The contributions of our work include:
-
PELMS: A new pre-training objective and pre-trained model for multi-document summarization.
-
MultiPT: A new large-scale pre-training corpora comprising over 6 Million topi-aligned document clusters.
-
MetaTomatoes: A new multi-document summarization dataset containing paragraph-length meta-summaries of editorial movie reviews.
March 2024: PELMS is accepted to NAACL 2024 as a main conference long paper.
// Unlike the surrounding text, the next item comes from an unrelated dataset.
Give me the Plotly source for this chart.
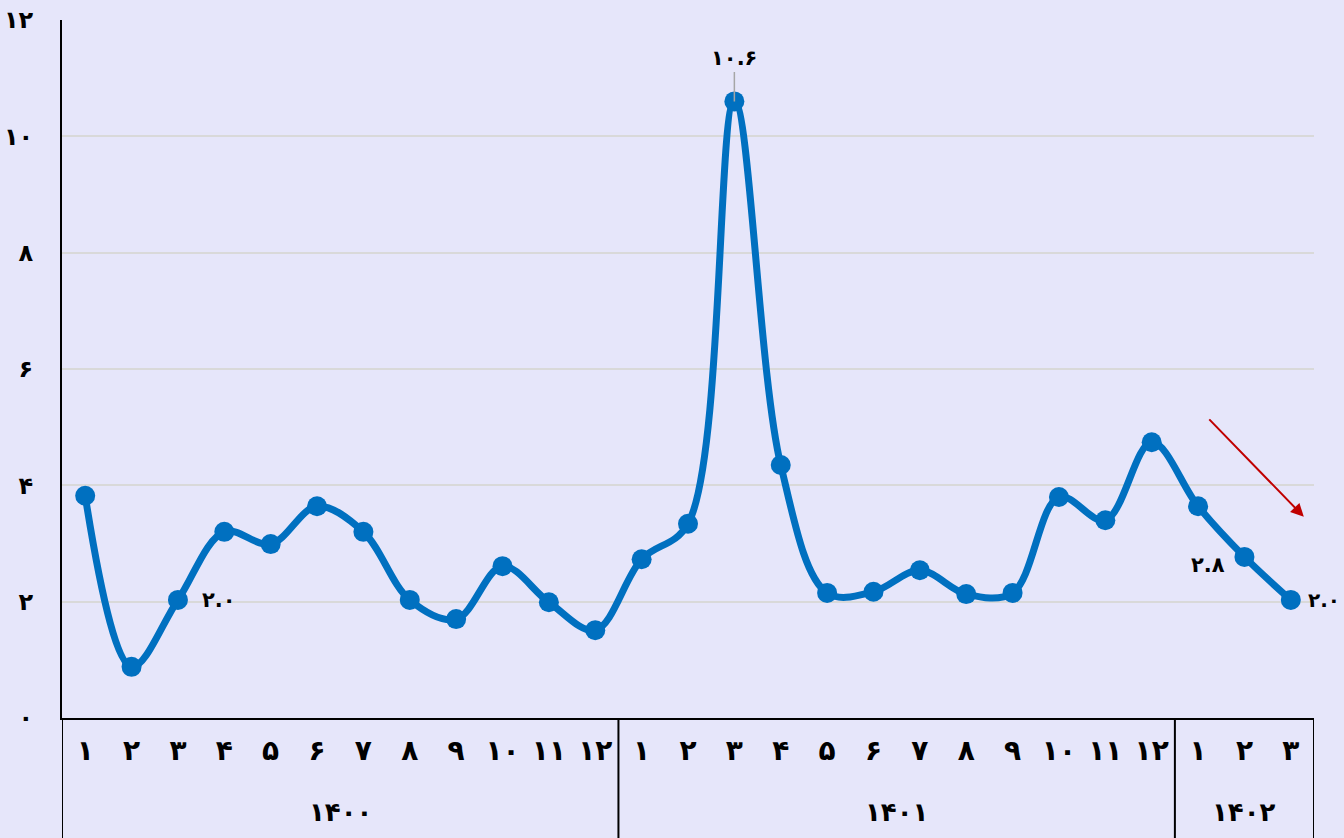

November 2023: PELMS is uploaded to arXiv and pre-trained model and code are made available.
PELMS consists of a novel pre-training objective aimed at improving zero-shot and few-shot performance in conventional pre-trained language models.
Our three-step pre-training target formulation uses 1) embedding-based clustering to identify prevalent information within the input, 2) faithfullness-oriented ranking process for identifying candidate sentences and 3) forms a pre-training objective that promotes coherent and abstractive outputs.
We train and release our PELMS model trained on the MultiPT pre-training dataset with a base Longformer Encoder-Decoder (LED) architecture.
You can either pre-train yourself or use our available pretrained weights available on HuggingFace (TODO add actual Link).
from transformers import AutoTokenizer, AutoModel
# load model and tokenizer
tokenizer = AutoTokenizer.from_pretrained('jpeper/PELMS')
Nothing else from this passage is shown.